Les élus ont également leur part de responsabilité. C'est le président du comité exécutif Frank Zampino qui était responsable des sociétés paramunicipales. Où était-il lorsque le directeur général de la SHDM violait les règles? Ce manque de vigilance est d'autant plus inacceptable qu'à la même époque, dans le cadre d'une vaste opération de rationalisation des dépenses de la Ville, M. Zampino et le maire Tremblay rencontraient les journalistes pour leur expliquer comment ils allaient abolir des postes et couper des Post-its en quatre pour économiser. La SHDM, elle, a perdu 4,9 millions de dollars seulement dans le projet Contrecoeur!

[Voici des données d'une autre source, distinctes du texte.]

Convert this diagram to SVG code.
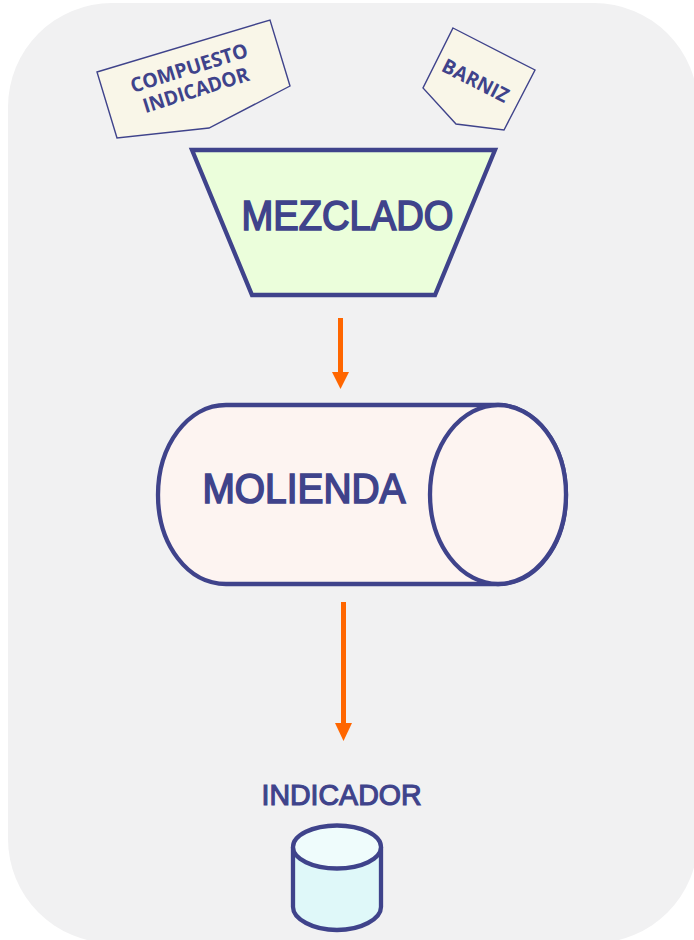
<svg xmlns="http://www.w3.org/2000/svg" width="694" height="940" viewBox="0 0 694 940">
<style>
.t{font-family:"Liberation Sans",Arial,sans-serif;fill:#3f438b;stroke:#3f438b;font-weight:400;text-anchor:start}
.s{stroke:#3f438b;stroke-width:4.300;}
.k{font-family:"Open Sans","Noto Sans",sans-serif;fill:#3f438b;font-weight:700;font-size:20px;text-anchor:middle}
.n{fill:#f9f6e8;stroke:#3f438b;stroke-width:1.4}
.a{stroke:#ff6600;stroke-width:5;fill:none}
.h{fill:#ff6600}
</style>
<rect width="694" height="940" fill="#fff"/>
<rect id="bg" x="8" y="3" width="690" height="940" rx="104" ry="104" fill="#f1f1f2"/>
<g id="compuesto">
<polygon class="n" points="97,72 270,20 290,86 209,128 117,138"/>
<g transform="rotate(-17.5 191 81)"><text class="k" x="193" y="75" textLength="122" lengthAdjust="spacingAndGlyphs">COMPUESTO</text><text class="k" x="193" y="98" textLength="110" lengthAdjust="spacingAndGlyphs">INDICADOR</text></g>
</g>
<g id="barniz">
<polygon class="n" points="453,28 535,70 504,130 456,124 423,88"/>
<text class="k" transform="rotate(27 476 82)" x="475" y="88" textLength="72" lengthAdjust="spacingAndGlyphs">BARNIZ</text>
</g>
<g id="mezclado">
<polygon class="s" points="192,150 495,150 435,295 252,295" fill="#ebfedb"/>
<text class="t" x="241.500" y="230" font-size="42" stroke-width="1.700" textLength="212" lengthAdjust="spacingAndGlyphs">MEZCLADO</text>
</g>
<g id="molienda">
<path class="s" d="M226 405H498C536 405 566 445 566 495S536 584 498 584H226C188 584 158 545 158 495S188 405 226 405Z" fill="#fdf4f1"/>
<ellipse class="s" cx="498" cy="494.500" rx="68" ry="89.500" fill="#fdf4f1"/>
<text class="t" x="202.500" y="503" font-size="42" stroke-width="1.700" textLength="203" lengthAdjust="spacingAndGlyphs">MOLIENDA</text>
</g>
<g id="indicador">
<text class="t" x="261.500" y="805" font-size="30" stroke-width="1.200" textLength="160" lengthAdjust="spacingAndGlyphs">INDICADOR</text>
<path class="s" d="M293 847V907C293 919 313 930 337 930S381 919 381 907V847" fill="#dff8f9"/>
<ellipse class="s" cx="337" cy="847" rx="44" ry="21.500" fill="#effcfc"/>
</g>
<g id="connectors">
<line class="a" x1="340.500" y1="318" x2="340.500" y2="374"/>
<polygon class="h" points="332,372 349,372 340.500,389"/>
<line class="a" x1="343.500" y1="602" x2="343.500" y2="726"/>
<polygon class="h" points="335,723 352,723 343.500,741"/>
</g>
</svg>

Malgré ces deux rapports, il reste des questions sans réponses. Par exemple, la Ville n'avait nommé aucun responsable pour piloter le projet Contrecoeur. Le vérificateur général note toutefois que «des intervenants ont indiqué que ce dossier avait été traité en priorité et dans des délais accélérés. Cette situation a bousculé le traitement normal des dossiers.» Qui a exercé une telle pression dans l'appareil municipal? Mystère. L'enquête de la Sûreté du Québec, annoncée hier, devrait éclaircir certains points d'ombre.

Autre fait troublant: le changement de statut de la SHDM de société paramunicipale à organisme privé à but non lucratif. Cette transformation, renversée depuis, avait rendu le fonctionnement de la SHDM plus opaque et l'avait soustrait à la loi d'accès à l'information. Ce faisant, avait-on facilité les abus qui ont suivi? Le ministère des Affaires municipales, pour sa part, dit que si on lui avait demandé son avis, il se serait opposé au changement.

Le maire de Montréal dans tout ça? Il fait preuve de bon sens en donnant le feu vert à une enquête policière. Il doit toutefois reconnaître que son administration a fait preuve de laxisme dans cette affaire. Dire qu'on n'était pas au courant n'est plus une défense valable.